La Fuente Santa


Servio dejó escrito que no hay ninguna fuente que no sea sagrada. Por supuesto, se refería este clásico romano a las fuentes naturales, no a las que llevan grifo incorporado. Si tenía algo de razón, se han perdido y secado tantas, que sólo fluye ya un cinco por ciento del sagrario original. Pero al menos se ha recuperado la que para muchos fue la fuente más sagrada de todas, la Fuente Santa de la isla de La Palma, a la que iban a curarse en tropel todos los sifilíticos y leprosos que podían costearse el viaje. El tratamiento consistía en zambullirse en unas piletas excavadas en la roca el tiempo necesario para que el azufre fuera suavizando la piel enferma hasta borrar las llagas y supuraciones.

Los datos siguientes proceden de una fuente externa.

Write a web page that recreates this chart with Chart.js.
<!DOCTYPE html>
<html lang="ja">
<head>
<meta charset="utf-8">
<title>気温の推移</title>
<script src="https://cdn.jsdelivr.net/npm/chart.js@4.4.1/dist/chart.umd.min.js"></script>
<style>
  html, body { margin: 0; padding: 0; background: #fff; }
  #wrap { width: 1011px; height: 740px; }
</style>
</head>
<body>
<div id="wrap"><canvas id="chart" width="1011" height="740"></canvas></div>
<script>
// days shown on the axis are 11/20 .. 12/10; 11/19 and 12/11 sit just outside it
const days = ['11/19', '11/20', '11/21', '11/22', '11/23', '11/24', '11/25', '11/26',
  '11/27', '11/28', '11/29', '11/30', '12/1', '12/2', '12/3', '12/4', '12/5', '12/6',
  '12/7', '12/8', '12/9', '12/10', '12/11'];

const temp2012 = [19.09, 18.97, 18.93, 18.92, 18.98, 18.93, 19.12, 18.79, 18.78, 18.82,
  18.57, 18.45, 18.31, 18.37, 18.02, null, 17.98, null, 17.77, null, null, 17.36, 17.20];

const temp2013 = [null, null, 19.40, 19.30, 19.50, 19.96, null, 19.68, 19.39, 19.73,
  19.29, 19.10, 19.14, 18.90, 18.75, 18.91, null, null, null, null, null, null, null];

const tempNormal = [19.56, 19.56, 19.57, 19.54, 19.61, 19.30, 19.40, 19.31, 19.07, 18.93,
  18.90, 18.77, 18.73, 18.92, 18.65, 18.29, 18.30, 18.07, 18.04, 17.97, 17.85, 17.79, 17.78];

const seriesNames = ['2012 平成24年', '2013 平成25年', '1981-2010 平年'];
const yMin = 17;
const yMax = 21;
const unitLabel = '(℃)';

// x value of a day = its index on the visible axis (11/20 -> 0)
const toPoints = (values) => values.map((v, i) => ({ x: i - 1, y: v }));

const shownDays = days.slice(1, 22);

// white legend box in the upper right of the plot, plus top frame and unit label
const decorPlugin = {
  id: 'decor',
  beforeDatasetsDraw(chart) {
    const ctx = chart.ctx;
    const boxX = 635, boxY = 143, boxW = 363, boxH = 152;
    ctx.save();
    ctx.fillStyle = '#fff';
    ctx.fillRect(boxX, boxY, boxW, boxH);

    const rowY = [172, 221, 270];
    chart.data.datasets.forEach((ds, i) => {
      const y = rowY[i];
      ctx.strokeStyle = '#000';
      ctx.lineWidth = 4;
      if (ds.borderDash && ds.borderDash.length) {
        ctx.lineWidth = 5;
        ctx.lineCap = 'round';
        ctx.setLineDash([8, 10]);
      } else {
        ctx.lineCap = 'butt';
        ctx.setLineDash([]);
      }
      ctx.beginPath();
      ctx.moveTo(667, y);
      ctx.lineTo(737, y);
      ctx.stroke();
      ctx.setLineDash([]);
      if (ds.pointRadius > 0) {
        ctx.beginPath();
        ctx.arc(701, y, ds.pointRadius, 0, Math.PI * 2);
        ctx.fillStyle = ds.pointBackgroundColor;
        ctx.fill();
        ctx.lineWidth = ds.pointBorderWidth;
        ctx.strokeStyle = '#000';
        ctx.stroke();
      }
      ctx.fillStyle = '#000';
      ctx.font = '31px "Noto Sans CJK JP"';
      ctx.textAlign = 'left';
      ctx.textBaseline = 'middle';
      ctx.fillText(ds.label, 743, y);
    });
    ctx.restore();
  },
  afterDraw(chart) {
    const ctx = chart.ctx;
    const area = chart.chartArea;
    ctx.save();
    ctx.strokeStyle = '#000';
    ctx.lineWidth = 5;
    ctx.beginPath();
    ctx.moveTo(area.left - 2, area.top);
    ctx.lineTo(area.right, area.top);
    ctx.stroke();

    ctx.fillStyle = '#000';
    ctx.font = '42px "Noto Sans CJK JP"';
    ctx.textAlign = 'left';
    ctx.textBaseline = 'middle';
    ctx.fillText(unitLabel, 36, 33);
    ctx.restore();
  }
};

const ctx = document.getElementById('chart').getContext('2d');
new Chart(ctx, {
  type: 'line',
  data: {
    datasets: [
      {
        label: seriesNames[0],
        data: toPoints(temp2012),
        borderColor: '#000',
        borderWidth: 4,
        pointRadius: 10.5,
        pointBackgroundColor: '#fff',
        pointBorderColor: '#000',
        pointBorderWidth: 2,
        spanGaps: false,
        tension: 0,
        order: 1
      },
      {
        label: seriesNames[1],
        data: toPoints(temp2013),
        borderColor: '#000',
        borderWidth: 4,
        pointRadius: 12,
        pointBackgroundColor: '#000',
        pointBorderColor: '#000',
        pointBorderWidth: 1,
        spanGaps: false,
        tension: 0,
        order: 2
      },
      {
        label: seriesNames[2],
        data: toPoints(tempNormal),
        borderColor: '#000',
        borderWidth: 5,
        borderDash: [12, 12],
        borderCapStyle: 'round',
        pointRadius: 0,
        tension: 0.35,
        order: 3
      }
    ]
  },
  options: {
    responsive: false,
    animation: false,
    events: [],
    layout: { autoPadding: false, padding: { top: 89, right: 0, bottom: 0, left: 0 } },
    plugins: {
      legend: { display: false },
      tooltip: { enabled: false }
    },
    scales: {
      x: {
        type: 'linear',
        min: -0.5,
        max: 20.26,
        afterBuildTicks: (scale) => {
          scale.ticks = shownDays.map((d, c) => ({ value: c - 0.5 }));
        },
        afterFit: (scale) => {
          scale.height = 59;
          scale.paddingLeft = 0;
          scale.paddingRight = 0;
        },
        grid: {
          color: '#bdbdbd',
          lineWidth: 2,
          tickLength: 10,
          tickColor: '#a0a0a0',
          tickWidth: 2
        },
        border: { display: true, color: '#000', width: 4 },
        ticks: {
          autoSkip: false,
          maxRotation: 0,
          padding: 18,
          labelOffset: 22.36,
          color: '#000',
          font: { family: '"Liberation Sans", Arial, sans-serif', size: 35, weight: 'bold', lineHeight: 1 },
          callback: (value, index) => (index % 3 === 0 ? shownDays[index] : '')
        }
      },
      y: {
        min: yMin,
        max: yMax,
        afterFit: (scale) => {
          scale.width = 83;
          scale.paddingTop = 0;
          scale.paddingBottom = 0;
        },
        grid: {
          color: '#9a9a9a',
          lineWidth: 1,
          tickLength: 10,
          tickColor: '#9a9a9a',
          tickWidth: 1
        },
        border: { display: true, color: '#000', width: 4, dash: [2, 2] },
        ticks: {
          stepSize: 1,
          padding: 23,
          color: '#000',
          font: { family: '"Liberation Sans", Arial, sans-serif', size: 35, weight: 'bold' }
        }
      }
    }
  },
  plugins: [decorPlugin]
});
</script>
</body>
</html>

Sin duda el más famoso de los enfermos que se beneficiaron de la Fuente es Pedro de Mendoza y Luján. Recién nombrado por su amigo el Emperador Carlos I Adelantado en el Río de la Plata, y aunque urgía que tomara posesión de sus dominios, no pudo menos que detenerse un mes en la isla bonita. La sífilis que había contraído violando enemigas en el saqueo de Roma le estaba causando ya tantas molestias que apenas se tenía en pie. Casi desfigurado por los nódulos que deformaban su nariz y su frente, escocido por el chancro que se extendía bajo sus genitales e incapaz de expresarse con fluidez a causa de las llagas que colmaban su boca, se resignó a probar las virtudes curativas de la Fuente.

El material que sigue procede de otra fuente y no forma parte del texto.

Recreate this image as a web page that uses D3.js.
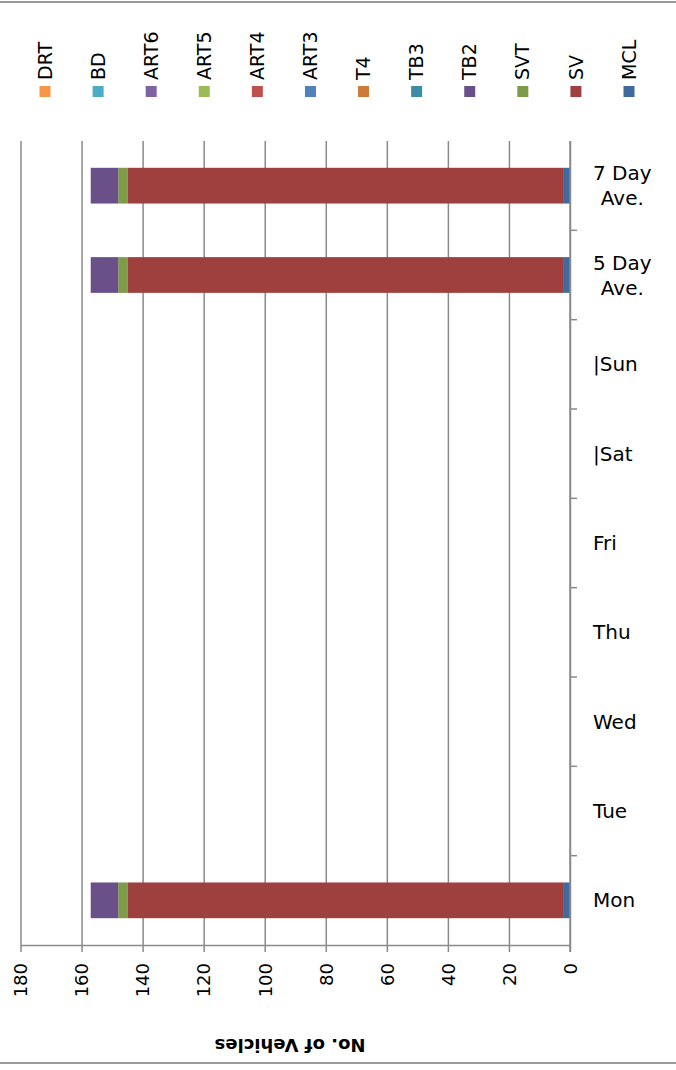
<!DOCTYPE html>
<html>
<head>
<meta charset="utf-8">
<script src="https://cdn.jsdelivr.net/npm/d3@7"></script>
<style>
  html, body { margin: 0; padding: 0; background: #fff; }
  svg { display: block; }
  text { font-family: "DejaVu Sans", sans-serif; fill: #000; }
</style>
</head>
<body>
<svg id="chart" width="676" height="1070"></svg>
<script>
// Categories, bottom to top of the plot
const categories = ["Mon", "Tue", "Wed", "Thu", "Fri", "|Sat", "|Sun", "5 Day\nAve.", "7 Day\nAve."];

// Vehicle classes in stacking order (first sits against the zero line)
const seriesNames = ["MCL", "SV", "SVT", "TB2", "TB3", "T4", "ART3", "ART4", "ART5", "ART6", "BD", "DRT"];
const seriesColors = ["#3F6A9F", "#9E413E", "#7E9B49", "#6A5088", "#3C8DA3", "#CC7B38",
                      "#4F81BD", "#C0504D", "#9BBB59", "#8064A2", "#4BACC6", "#F79646"];

// Counts per category (same order as categories)
const MCL  = [2,   0, 0, 0, 0, 0, 0, 2,   2];
const SV   = [143, 0, 0, 0, 0, 0, 0, 143, 143];
const SVT  = [3,   0, 0, 0, 0, 0, 0, 3,   3];
const TB2  = [9,   0, 0, 0, 0, 0, 0, 9,   9];
const TB3  = [0,   0, 0, 0, 0, 0, 0, 0,   0];
const T4   = [0,   0, 0, 0, 0, 0, 0, 0,   0];
const ART3 = [0,   0, 0, 0, 0, 0, 0, 0,   0];
const ART4 = [0,   0, 0, 0, 0, 0, 0, 0,   0];
const ART5 = [0,   0, 0, 0, 0, 0, 0, 0,   0];
const ART6 = [0,   0, 0, 0, 0, 0, 0, 0,   0];
const BD   = [0,   0, 0, 0, 0, 0, 0, 0,   0];
const DRT  = [0,   0, 0, 0, 0, 0, 0, 0,   0];

const xTickValues = [0, 20, 40, 60, 80, 100, 120, 140, 160, 180];
const axisTitle = "No. of Vehicles";

const seriesValues = [MCL, SV, SVT, TB2, TB3, T4, ART3, ART4, ART5, ART6, BD, DRT];

// Table for d3.stack: one row per category
const table = categories.map((c, i) => {
  const row = { category: c };
  seriesNames.forEach((s, k) => { row[s] = seriesValues[k][i]; });
  return row;
});

const svg = d3.select("#chart");
const W = 676, H = 1070;
const plot = { left: 20.5, right: 570, top: 141, bottom: 945 };
const gray = "#8a8a8a";

// Frame lines
svg.append("line").attr("x1", 0).attr("x2", W).attr("y1", 2).attr("y2", 2)
  .attr("stroke", "#999").attr("stroke-width", 2);
svg.append("line").attr("x1", 0).attr("x2", W).attr("y1", 1063).attr("y2", 1063)
  .attr("stroke", "#999").attr("stroke-width", 2);

// Scales: value axis runs right-to-left, categories bottom-to-top
const x = d3.scaleLinear().domain([0, 180]).range([plot.right, plot.left]);
const y = d3.scaleBand()
  .domain(categories.slice().reverse())
  .range([plot.top, plot.bottom])
  .paddingInner(0.6)
  .paddingOuter(0.3);

// Vertical gridlines
svg.append("g")
  .attr("transform", `translate(0,${plot.bottom})`)
  .call(d3.axisBottom(x).tickValues(xTickValues).tickSize(-(plot.bottom - plot.top)).tickFormat(""))
  .call(g => g.select(".domain").remove())
  .call(g => g.selectAll("line").attr("stroke", gray).attr("stroke-width", 1.5));

// Stacked bars
const stack = d3.stack().keys(seriesNames);
const layers = stack(table);
svg.append("g").selectAll("g")
  .data(layers)
  .join("g")
  .attr("fill", (d, i) => seriesColors[i])
  .selectAll("rect")
  .data(d => d.filter(p => p[1] - p[0] > 0))
  .join("rect")
  .attr("x", p => x(p[1]))
  .attr("width", p => x(p[0]) - x(p[1]))
  .attr("y", p => y(p.data.category))
  .attr("height", y.bandwidth());

// Value axis with rotated tick labels
const xAxis = svg.append("g")
  .attr("transform", `translate(0,${plot.bottom})`)
  .call(d3.axisBottom(x).tickValues(xTickValues).tickSize(7).tickSizeOuter(0).tickFormat(d3.format("d")));
xAxis.select(".domain").attr("stroke", gray).attr("stroke-width", 1.5);
xAxis.selectAll(".tick line").attr("stroke", gray).attr("stroke-width", 1.5);
xAxis.selectAll(".tick text")
  .attr("font-size", 18)
  .attr("font-family", "DejaVu Sans, sans-serif")
  .attr("fill", "#000")
  .attr("text-anchor", "end")
  .attr("x", 0).attr("y", 0).attr("dy", "0.35em")
  .attr("transform", "translate(0,18) rotate(-90)");

// Category axis line and boundary ticks
svg.append("line")
  .attr("x1", plot.right).attr("x2", plot.right)
  .attr("y1", plot.top).attr("y2", plot.bottom + 7)
  .attr("stroke", gray).attr("stroke-width", 1.5);
const step = y.step();
const boundaries = y.domain().slice(1).map(c => y(c) - y.paddingInner() * step / 2);
svg.append("g").selectAll("line")
  .data(boundaries)
  .join("line")
  .attr("x1", plot.right).attr("x2", plot.right + 7)
  .attr("y1", d => d).attr("y2", d => d)
  .attr("stroke", gray).attr("stroke-width", 1.5);

// Category labels (multi-line labels centred within their block)
const labelLeft = 593;
const lineH = 25;
categories.forEach(c => {
  const lines = c.split("\n");
  const cy = y(c) + y.bandwidth() / 2;
  const t = svg.append("text")
    .attr("font-size", 20)
    .attr("text-anchor", "middle");
  lines.forEach((ln, i) => {
    t.append("tspan")
      .attr("y", cy + (i - (lines.length - 1) / 2) * lineH)
      .attr("dy", "0.35em")
      .text(ln);
  });
  const widths = [];
  t.selectAll("tspan").each(function () { widths.push(this.getComputedTextLength()); });
  const blockW = d3.max(widths);
  t.selectAll("tspan").attr("x", labelLeft + blockW / 2);
});

// Legend: rotated names above swatches, right to left in series order
const legendX = d3.scalePoint()
  .domain(seriesNames.slice().reverse())
  .range([45, 629]);
const leg = svg.append("g").selectAll("g")
  .data(seriesNames)
  .join("g")
  .attr("transform", d => `translate(${legendX(d)},0)`);
leg.append("rect")
  .attr("x", -5.5).attr("y", 86)
  .attr("width", 11).attr("height", 11)
  .attr("fill", (d, i) => seriesColors[i]);
leg.append("text")
  .attr("transform", "translate(0,80) rotate(-90)")
  .attr("dy", "0.35em")
  .attr("font-size", 19)
  .attr("text-anchor", "start")
  .text(d => d);

// Axis title, upside down below the value axis
svg.append("text")
  .attr("transform", "translate(290,1039) rotate(180)")
  .attr("text-anchor", "middle")
  .attr("font-size", 18)
  .attr("font-weight", "bold")
  .text(axisTitle);
</script>
</body>
</html>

El guardián del venero, Luis Tisanguaré, le advirtió que se necesitaban al menos tres meses para sanar, pero el Adelantado ya estaba impelido por esto que abunda ahora tanto y entonces mucho menos, la prisa, y le contestó que habría de bastar con treinta días. Aun así el tratamiento le cicatrizó los signos exteriores de la enfermedad y le concedió una prórroga de año y medio, suficiente para llegar a América, tomar posesión de sus dominios, fundar la ciudad de Buenos Aires y morir en el viaje de regreso. Su cuerpo fue arrojado al mar en 1537. La Fuente le sobrevivió ciento cincuenta años, hasta que el volcán de San Antonio la sepultó bajo una tempestad de lava, cascotes y piroclastos en 1677.

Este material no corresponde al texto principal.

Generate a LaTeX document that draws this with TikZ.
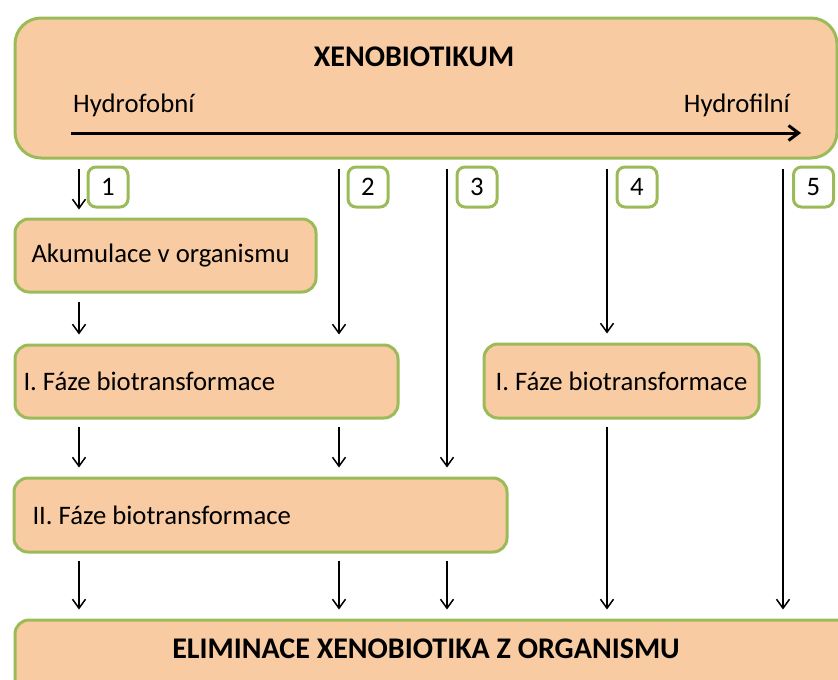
\documentclass[tikz,border=0pt]{standalone}
\usepackage{fontspec}
\setmainfont{Carlito}
\usetikzlibrary{arrows.meta}
\definecolor{peach}{HTML}{F9CBA3}
\definecolor{leaf}{HTML}{9BBB59}
\begin{document}
\begin{tikzpicture}[x=1pt,y=-1pt,
  box/.style={draw=leaf, line width=3pt, fill=peach, rounded corners=14pt,
    font=\fontsize{26.7}{32}\selectfont, inner ysep=0pt},
  numbox/.style={draw=leaf, line width=3pt, fill=white, rounded corners=8pt,
    minimum width=40pt, minimum height=40pt, inner sep=0pt,
    font=\fontsize{26.7}{32}\selectfont},
  txt/.style={inner sep=0pt, font=\fontsize{26.7}{32}\selectfont},
  bigtxt/.style={inner sep=0pt, font=\bfseries\fontsize{30}{35}\selectfont},
  arr/.style={line width=1.5pt, -{Straight Barb[length=9pt,width=13pt]}}
]
\path[use as bounding box, clip] (0,0) rectangle (838,680);

% top box
\node[box, rounded corners=26pt, minimum width=822pt, minimum height=140pt, anchor=north west] (top) at (13.5,16.5) {};
\node[bigtxt, anchor=base] (title) at (414,66) {XENOBIOTIKUM};
\node[txt, anchor=base west] (hfob) at (73,112) {Hydrofobní};
\node[txt, anchor=base east] (hfil) at (790,112) {Hydrofilní};
\coordinate (aL) at (71,133);
\coordinate (aR) at (801,133);
\draw[line width=3pt, -{Straight Barb[length=10pt,width=15pt]}] (aL) -- (aR);

% boxes
\node[box, anchor=north west, minimum height=73pt, inner xsep=16.5pt, text width=268pt, align=flush left] (akum) at (13.5,217.5) {Akumulace v organismu};
\node[box, anchor=north west, minimum height=73pt, inner xsep=8.5pt, text width=366pt, align=flush left] (f1L) at (13.5,343.5) {I. Fáze biotransformace};
\node[box, anchor=north west, minimum height=74pt, minimum width=275pt, inner xsep=0pt] (f1R) at (482.5,342.5) {I. Fáze biotransformace};
\node[box, anchor=north west, minimum height=74pt, inner xsep=18.5pt, text width=456pt, align=flush left] (f2) at (12.5,476.5) {II. Fáze biotransformace};
\node[box, anchor=north west, minimum height=100pt, minimum width=840pt] (bot) at (13.5,618.5) {};
\node[bigtxt, anchor=base] (elim) at (426,658) {ELIMINACE XENOBIOTIKA Z ORGANISMU};

% number boxes
\node[numbox] (n1) at (108,187) {1};
\node[numbox] (n2) at (368,187) {2};
\node[numbox] (n3) at (477,187) {3};
\node[numbox] (n4) at (637,187) {4};
\node[numbox] (n5) at (813.5,187) {5};

% x positions of the arrows
\coordinate (c1) at (79,0);
\coordinate (c2) at (339,0);
\coordinate (c3) at (447,0);
\coordinate (c4) at (607,0);
\coordinate (c5) at (783,0);

% from top box
\draw[arr] ([yshift=-9pt]top.south -| c1) -- ([yshift=8pt]akum.north -| c1);
\draw[arr] ([yshift=-9pt]top.south -| c2) -- ([yshift=9pt]f1L.north -| c2);
\draw[arr] ([yshift=-9pt]top.south -| c3) -- ([yshift=9pt]f2.north -| c3);
\draw[arr] ([yshift=-9pt]top.south -| c4) -- ([yshift=9pt]f1R.north -| c4);
\draw[arr] ([yshift=-9pt]top.south -| c5) -- ([yshift=9pt]bot.north -| c5);

% akumulace -> I. faze
\draw[arr] ([yshift=-8pt]akum.south -| c1) -- ([yshift=9pt]f1L.north -| c1);

% I. faze -> II. faze
\draw[arr] ([yshift=-7pt]f1L.south -| c1) -- ([yshift=9pt]f2.north -| c1);
\draw[arr] ([yshift=-7pt]f1L.south -| c2) -- ([yshift=9pt]f2.north -| c2);

% II. faze -> eliminace
\draw[arr] ([yshift=-7pt]f2.south -| c1) -- ([yshift=9pt]bot.north -| c1);
\draw[arr] ([yshift=-7pt]f2.south -| c2) -- ([yshift=9pt]bot.north -| c2);
\draw[arr] ([yshift=-7pt]f2.south -| c3) -- ([yshift=9pt]bot.north -| c3);

% I. faze right -> eliminace
\draw[arr] ([yshift=-7pt]f1R.south -| c4) -- ([yshift=9pt]bot.north -| c4);
\end{tikzpicture}
\end{document}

Sabios, curas, adivinos, ingenieros y gurús de distinto pelaje intentaron en distintas épocas desenterrarla, sin éxito. Poco a poco, su ubicación fue cayendo en el olvido y hasta la seguridad de que había existido alguna vez empezó a disolverse, hasta quedar reducida a una leyenda borrosa. Después de más de tres siglos, un ingeniero canario, especialista en obras hidráulicas, Carlos Soler Liceras, se obsesionó con desenterrarla y no cejó en su empeño hasta conseguirlo en 2005. Tuvo que perforar el basalto creando una galería de casi doscientos metros para acceder, después de muchos tanteos, al agua que curaba enfermos de la piel.

Sus ayudantes y él mismo lo celebraron dándose un baño victorioso. Asegura que la inmersión en una de las piscinas caldeadas resultó deliciosa, aunque cualquier parte del cuerpo que asomaban se enfriaba de inmediato. Dice que se untaron el cuerpo con una capa de barro grisáceo, que había sedimentado en el lecho de la charca. Nunca habían sentido tan suave su propia piel. Todo esto y muchas cosas más relata en un volumen grueso, compacto, generosamente ilustrado, editado con ayuda del gobierno de Canarias. Todo, ya digo, incluida la historia del Adelantado Pedro de Mendoza. Lo hace con afanes de novelista, demostrando a su pesar que es mucho mejor ingeniero que narrador.